_Exercise goal_. Look for "React" in the listing below. Gather each line that contains it.

_Data section_.

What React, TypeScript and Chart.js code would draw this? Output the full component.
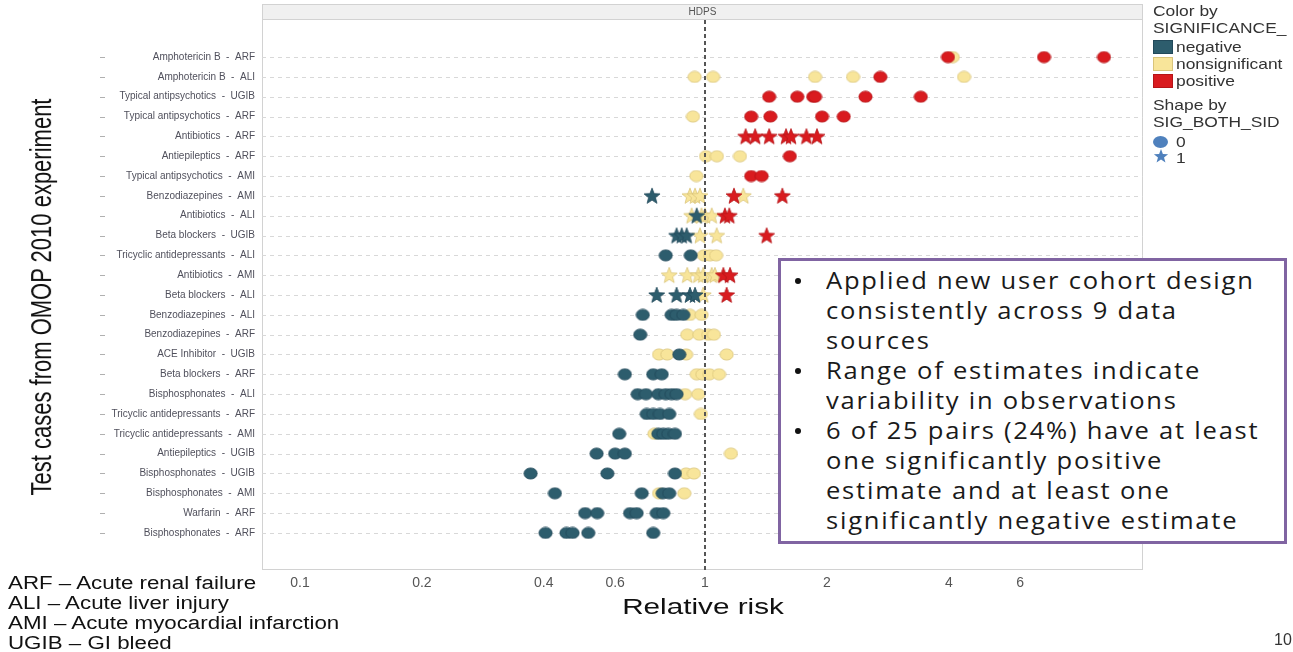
import React, { useEffect, useRef } from 'react';
import { Chart, registerables } from 'chart.js';

Chart.register(...registerables);

// ---------- data ----------
const stripTitle = 'HDPS';
const xTitle = 'Relative risk';
const yTitle = 'Test cases from OMOP 2010 experiment';

const rowDrugs = [
  'Amphotericin B', 'Amphotericin B', 'Typical antipsychotics', 'Typical antipsychotics',
  'Antibiotics', 'Antiepileptics', 'Typical antipsychotics', 'Benzodiazepines',
  'Antibiotics', 'Beta blockers', 'Tricyclic antidepressants', 'Antibiotics',
  'Beta blockers', 'Benzodiazepines', 'Benzodiazepines', 'ACE Inhibitor',
  'Beta blockers', 'Bisphosphonates', 'Tricyclic antidepressants', 'Tricyclic antidepressants',
  'Antiepileptics', 'Bisphosphonates', 'Bisphosphonates', 'Warfarin', 'Bisphosphonates',
];

const rowOutcomes = [
  'ARF', 'ALI', 'UGIB', 'ARF', 'ARF', 'ARF', 'AMI', 'AMI', 'ALI', 'UGIB', 'ALI', 'AMI',
  'ALI', 'ALI', 'ARF', 'UGIB', 'ARF', 'ALI', 'ARF', 'AMI', 'UGIB', 'UGIB', 'AMI', 'ARF', 'ARF',
];

// rows where SIG_BOTH_SID = 1 (star shape), 0-based
const starRows = [4, 7, 8, 9, 11, 12];

// relative-risk estimates per row, by significance
const negativeRR: number[][] = [
  [], [], [], [], [], [], [],
  [0.74],
  [0.954],
  [0.851, 0.876, 0.901],
  [0.80, 0.922],
  [],
  [0.76, 0.851, 0.918, 0.945],
  [0.702, 0.827, 0.851, 0.884],
  [0.692],
  [0.864],
  [0.634, 0.745, 0.782],
  [0.682, 0.715, 0.767, 0.80, 0.827, 0.851],
  [0.718, 0.745, 0.774, 0.816],
  [0.614, 0.767, 0.789, 0.812, 0.843],
  [0.54, 0.60, 0.634],
  [0.371, 0.574, 0.843],
  [0.426, 0.698, 0.786, 0.816],
  [0.506, 0.542, 0.653, 0.678, 0.76, 0.789],
  [0.404, 0.455, 0.471, 0.515, 0.745],
];

const nonsignificantRR: number[][] = [
  [4.09],
  [0.943, 1.047, 1.87, 2.32, 4.36],
  [],
  [0.934],
  [],
  [1.006, 1.07, 1.22],
  [0.952],
  [0.918, 0.945, 0.972, 1.243],
  [0.927, 0.98, 1.0, 1.039],
  [0.972, 1.069],
  [0.994, 1.029, 1.065],
  [0.816, 0.904, 0.963, 0.99, 1.039, 1.058],
  [0.99],
  [0.918, 0.981],
  [0.904, 0.968, 1.019, 1.052],
  [0.77, 0.807, 0.898, 1.131],
  [0.954, 0.985, 1.025, 1.083],
  [0.893, 0.963],
  [0.977],
  [0.75],
  [1.159],
  [0.898, 0.939],
  [0.77, 0.889],
  [],
  [],
];

const positiveRR: number[][] = [
  [3.98, 6.87, 9.66],
  [2.71],
  [1.44, 1.69, 1.85, 1.87, 2.49, 3.41],
  [1.30, 1.45, 1.945, 2.20],
  [1.26, 1.33, 1.44, 1.585, 1.63, 1.78, 1.89],
  [1.62],
  [1.30, 1.38],
  [1.179, 1.552],
  [1.12, 1.148],
  [1.42],
  [],
  [1.11, 1.153],
  [1.131],
  [], [], [], [], [], [], [], [], [], [], [], [],
];

const xTicks = [0.1, 0.2, 0.4, 0.6, 1, 2, 4, 6];

const annotationLines: string[][] = [
  ['Applied new user cohort design', 'consistently across 9 data', 'sources'],
  ['Range of estimates indicate', 'variability in observations'],
  ['6 of 25 pairs (24%) have at least', 'one significantly positive', 'estimate and at least one', 'significantly negative estimate'],
];

const footnotes = [
  'ARF \u2013 Acute renal failure',
  'ALI \u2013 Acute liver injury',
  'AMI \u2013 Acute myocardial infarction',
  'UGIB \u2013 GI bleed',
];

// ---------- styles ----------
const COLORS = {
  negative: { fill: '#2d5d6d', stroke: '#22495a' },
  nonsignificant: { fill: '#f8e59a', stroke: '#d9c47a' },
  positive: { fill: '#d91b1f', stroke: '#b51418' },
};

function makeEllipse(fill: string, stroke: string) {
  const c = document.createElement('canvas');
  c.width = 15; c.height = 13;
  const g = c.getContext('2d')!;
  g.beginPath();
  g.ellipse(7.5, 6.5, 6.6, 5.6, 0, 0, Math.PI * 2);
  g.fillStyle = fill; g.fill();
  g.lineWidth = 0.8; g.strokeStyle = stroke; g.stroke();
  return c;
}

function makeStar(fill: string, stroke: string) {
  const c = document.createElement('canvas');
  c.width = 18; c.height = 18;
  const g = c.getContext('2d')!;
  const cx = 9, cy = 9.6, R = 8.4, r = 3.6;
  g.beginPath();
  for (let i = 0; i < 10; i++) {
    const rad = i % 2 === 0 ? R : r;
    const a = -Math.PI / 2 + (i * Math.PI) / 5;
    const px = cx + rad * Math.cos(a), py = cy + rad * Math.sin(a);
    if (i === 0) g.moveTo(px, py); else g.lineTo(px, py);
  }
  g.closePath();
  g.fillStyle = fill; g.fill();
  g.lineWidth = 0.8; g.strokeStyle = stroke; g.stroke();
  return c;
}

function pointsFor(values: number[][], star: boolean) {
  const out: { x: number; y: number }[] = [];
  values.forEach((vals, row) => {
    if (starRows.includes(row) !== star) return;
    vals.forEach((v) => out.push({ x: v, y: row }));
  });
  return out;
}

const panelPlugin = {
  id: 'panelDecor',
  beforeDatasetsDraw(chart: any) {
    const { ctx, chartArea: a, scales } = chart;
    const ys = scales.y;
    ctx.save();
    // facet header strip
    ctx.fillStyle = '#f0f0f0';
    ctx.fillRect(a.left, 4, a.right - a.left, a.top - 4);
    ctx.strokeStyle = '#d2d2d2';
    ctx.lineWidth = 1;
    ctx.strokeRect(a.left + 0.5, 4.5, a.right - a.left - 1, a.top - 4);
    ctx.fillStyle = '#555';
    ctx.font = '10px "Liberation Sans", Arial, sans-serif';
    ctx.textAlign = 'center';
    ctx.textBaseline = 'middle';
    ctx.fillText(stripTitle, (a.left + a.right) / 2, (4 + a.top) / 2 + 1);
    // panel border
    ctx.strokeRect(a.left + 0.5, a.top + 0.5, a.right - a.left - 1, a.bottom - a.top - 1);
    // row grid lines
    rowDrugs.forEach((_, i) => {
      const py = Math.round(ys.getPixelForValue(i)) + 0.5;
      ctx.setLineDash([4, 4]);
      ctx.strokeStyle = '#d8d8d8';
      ctx.beginPath();
      ctx.moveTo(a.left, py); ctx.lineTo(a.right, py);
      ctx.stroke();
      ctx.setLineDash([]);
      ctx.strokeStyle = '#b0b0b0';
      ctx.beginPath();
      ctx.moveTo(100, py); ctx.lineTo(105, py);
      ctx.stroke();
    });
    ctx.restore();
  },
  afterDatasetsDraw(chart: any) {
    const { ctx, chartArea: a, scales } = chart;
    const px = Math.round(scales.x.getPixelForValue(1));
    ctx.save();
    ctx.setLineDash([4, 3]);
    ctx.strokeStyle = '#555';
    ctx.lineWidth = 2;
    ctx.beginPath();
    ctx.moveTo(px, a.top + 1);
    ctx.lineTo(px, a.bottom);
    ctx.stroke();
    ctx.restore();
  },
};

export default function App() {
  const ref = useRef<HTMLCanvasElement>(null);

  useEffect(() => {
    document.body.style.margin = '0';
    document.body.style.overflow = 'hidden';
    const img = {
      negative: [makeEllipse(COLORS.negative.fill, COLORS.negative.stroke), makeStar(COLORS.negative.fill, COLORS.negative.stroke)],
      nonsignificant: [makeEllipse(COLORS.nonsignificant.fill, COLORS.nonsignificant.stroke), makeStar(COLORS.nonsignificant.fill, COLORS.nonsignificant.stroke)],
      positive: [makeEllipse(COLORS.positive.fill, COLORS.positive.stroke), makeStar(COLORS.positive.fill, COLORS.positive.stroke)],
    };
    const ds = (label: string, values: number[][], key: 'negative' | 'nonsignificant' | 'positive', star: boolean, order: number) => ({
      label: `${label}${star ? ' (1)' : ' (0)'}`,
      data: pointsFor(values, star),
      pointStyle: img[key][star ? 1 : 0],
      pointRadius: 7,
      backgroundColor: COLORS[key].fill,
      borderColor: COLORS[key].stroke,
      order,
    });

    const chart = new Chart(ref.current!, {
      type: 'scatter',
      data: {
        datasets: [
          ds('positive', positiveRR, 'positive', true, 0),
          ds('positive', positiveRR, 'positive', false, 1),
          ds('negative', negativeRR, 'negative', true, 2),
          ds('negative', negativeRR, 'negative', false, 3),
          ds('nonsignificant', nonsignificantRR, 'nonsignificant', true, 4),
          ds('nonsignificant', nonsignificantRR, 'nonsignificant', false, 5),
        ] as any,
      },
      options: {
        animation: false,
        responsive: false,
        devicePixelRatio: 1,
        events: [],
        layout: { padding: { top: 19, right: 150, left: 0, bottom: 0 } },
        plugins: { legend: { display: false }, tooltip: { enabled: false } },
        scales: {
          x: {
            type: 'logarithmic',
            bounds: 'data',
            min: 0.0806,
            max: 12.06,
            grid: { display: false, drawTicks: false },
            border: { display: false },
            afterBuildTicks: (axis: any) => { axis.ticks = xTicks.map((v) => ({ value: v })); },
            afterFit: (axis: any) => { axis.height = 82; },
            ticks: {
              autoSkip: false,
              maxRotation: 0,
              padding: 5,
              color: '#555',
              font: { size: 14, family: '"Liberation Sans", Arial, sans-serif' },
              callback: (v: any) => String(v),
            },
          },
          y: {
            type: 'linear',
            bounds: 'data',
            reverse: true,
            min: -1.92,
            max: 25.87,
            grid: { display: false, drawTicks: false },
            border: { display: false },
            afterBuildTicks: (axis: any) => { axis.ticks = rowDrugs.map((_, i) => ({ value: i })); },
            afterFit: (axis: any) => { axis.width = 262; },
            ticks: {
              autoSkip: false,
              padding: 7,
              color: '#50505c',
              font: { size: 10, family: '"Liberation Sans", Arial, sans-serif' },
              callback: (v: any) => `${rowDrugs[v]}  -  ${rowOutcomes[v]}`,
            },
          },
        },
      } as any,
      plugins: [panelPlugin],
    });
    return () => chart.destroy();
  }, []);

  const legendFont = '"Liberation Sans", Arial, sans-serif';
  const lg = (top: number, left: number, text: string) => (
    <div style={{ position: 'absolute', top, left, fontSize: 15, lineHeight: '17px', color: '#333', whiteSpace: 'nowrap', transform: 'scaleX(1.16)', transformOrigin: 'left center' }}>{text}</div>
  );
  const swatch = (top: number, fill: string, stroke: string) => (
    <div style={{ position: 'absolute', top, left: 1153, width: 20, height: 14, background: fill, border: `1px solid ${stroke}`, boxSizing: 'border-box' }} />
  );

  let lineIdx = 0;
  return (
    <div style={{ position: 'relative', width: 1293, height: 652, background: '#fff', overflow: 'hidden', fontFamily: legendFont }}>
      <canvas ref={ref} width={1293} height={652} style={{ position: 'absolute', left: 0, top: 0 }} />

      {/* axis titles */}
      <div style={{ position: 'absolute', left: 42 - 210, top: 297 - 13, width: 420, height: 26, lineHeight: '26px', textAlign: 'center', fontSize: 22, color: '#111', whiteSpace: 'nowrap', transform: 'rotate(-90deg) scaleY(1.3)' }}>{yTitle}</div>
      <div style={{ position: 'absolute', left: 703 - 150, top: 607 - 13, width: 300, height: 26, lineHeight: '26px', textAlign: 'center', fontSize: 22, color: '#111', whiteSpace: 'nowrap', transform: 'scaleX(1.35)' }}>{xTitle}</div>

      {/* legend */}
      {lg(2, 1153, 'Color by')}
      {lg(19, 1153, 'SIGNIFICANCE_')}
      {swatch(40, COLORS.negative.fill, COLORS.negative.stroke)}
      {lg(38, 1176, 'negative')}
      {swatch(57, COLORS.nonsignificant.fill, COLORS.nonsignificant.stroke)}
      {lg(55, 1176, 'nonsignificant')}
      {swatch(74, COLORS.positive.fill, COLORS.positive.stroke)}
      {lg(72, 1176, 'positive')}
      {lg(96, 1153, 'Shape by')}
      {lg(113, 1153, 'SIG_BOTH_SID')}
      <div style={{ position: 'absolute', top: 136, left: 1153, width: 15, height: 12, borderRadius: '50%', background: '#4f81bd' }} />
      {lg(133, 1176, '0')}
      <svg style={{ position: 'absolute', top: 148, left: 1153 }} width={16} height={16} viewBox="0 0 18 18">
        <polygon fill="#4f81bd" points="9,1.2 11.1,6.7 17,6.9 12.4,10.6 14,16.3 9,13 4,16.3 5.6,10.6 1,6.9 6.9,6.7" />
      </svg>
      {lg(149, 1176, '1')}

      {/* annotation box */}
      <div style={{ position: 'absolute', left: 778, top: 258, width: 509, height: 286, border: '3px solid #8064a2', boxSizing: 'border-box', background: '#fff' }}>
        {annotationLines.map((item, bi) => (
          <div key={bi}>
            {item.map((t, li) => {
              const top = 4 + 30 * lineIdx++;
              return (
                <React.Fragment key={li}>
                  {li === 0 && (
                    <div style={{ position: 'absolute', left: 14, top: top + 13, width: 6, height: 6, borderRadius: '50%', background: '#111' }} />
                  )}
                  <div style={{ position: 'absolute', left: 45, top, fontFamily: '"Open Sans", sans-serif', fontSize: 23, lineHeight: '30px', letterSpacing: 1.6, color: '#1a1a1a', whiteSpace: 'nowrap', transform: 'scaleX(1.11)', transformOrigin: 'left center' }}>{t}</div>
                </React.Fragment>
              );
            })}
          </div>
        ))}
      </div>

      {/* footnotes */}
      <div style={{ position: 'absolute', left: 8, top: 573, fontSize: 18, lineHeight: '20px', color: '#111', fontFamily: legendFont, transform: 'scaleX(1.24)', transformOrigin: 'left top' }}>
        {footnotes.map((f, i) => (<div key={i} style={{ whiteSpace: 'nowrap' }}>{f}</div>))}
      </div>

      <div style={{ position: 'absolute', left: 1274, top: 631, fontSize: 16, color: '#333', fontFamily: legendFont }}>10</div>
    </div>
  );
}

_Solution to this exercise_.
What React, TypeScript and Chart.js code would draw this? Output the full component.
import React, { useEffect, useRef } from 'react';
                <React.Fragment key={li}>
                </React.Fragment>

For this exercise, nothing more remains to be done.